The malalignment of the term gamification in keywords and article titles with the most popular definitions and meaning of the term (found in Dicheva et al. 2015; Kapp 2012), depicted to us a research area still in its infancy. Furthermore, the often sporadic use and study of gamified elements dispersed across varied pedagogical aspirations suggested that a holistic vision of what the implementation of these design choices was meant to afford was yet absent in the minds of these researchers. Rather, researchers and designers are still exploring what these game mechanics offer. This literature is meant to be descriptive, rather than prescriptive, showing what we have learned so far, even if these pedagogical tactics were clumsily employed by designers across contexts of varied applicability.
A consequence of exploration in design is the shallow use of gamification, i.e. the use of a few game mechanics without a larger game-based vision. Kapp (2012) calls the adding of game mechanics to a non-game context a "narrow approach … that does not lead to learning, engagement, or productivity improvements" (p. 15). Kapp (2012) advocated a holistic approach for designing gamified environments for learning. Along with using game mechanics, we must also use "aesthetics and game thinking to engage people, motivate action, promote learning, and solve problems" (p. 10).

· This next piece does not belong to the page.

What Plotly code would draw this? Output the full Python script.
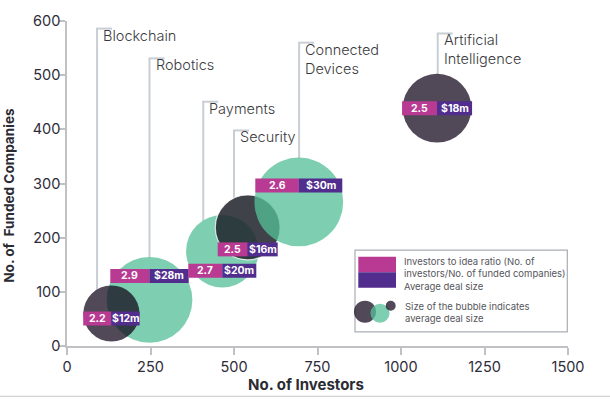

However, game thinking is not something we came across in any of the studies in this literature review. The ideas of learner engagement, motivation, and learning were mentioned, but the idea of game thinking, which is "the idea of thinking about an everyday experience like jogging or running and converting it into an activity that has elements of competition, cooperation, exploration, and storytelling" (Kapp, 2012, p. 11) was wholly absent. Thus, another area of research would be to examine the learners' choices and strategy in "winning the game" in a gamified learning environment to develop a more nuanced understanding of how these game mechanics actually do impact a learner's reasoning.
The term meaningful was often referred to but remained undefined and vague. O'Donovan et al. (2013) noted that "practice extensions were so highly valued because they gave the student a real and meaningful reward" (p. 249). One study (DeMarcos et al., 2016) mentions in their discussion and conclusion section that meaningful gamification could be the determining factor of whether gamification supports student learning.
This literature review was conducted in the service of design. As a body of research, the literature says that points, rewards, and immediate feedback all support learner motivation. Points and immediate feedback were also found to support learner engagement. The literature also says that leaderboards support competitiveness, and the storyline was found to support student satisfaction. Areas of focus in the study of gamification gravitate to the pedagogical aspirations of learner motivation, learner engagement, learning outcomes, learner perceptions, and playfulness, while learner engagement and playfulness are less studied. The tools used for gamifying learning in the higher education context are LMSs, online learning objects, and collaborative approaches, and little else.
This research did not receive any specific grant from funding agencies in the public, commercial, or not-for-profit sectors.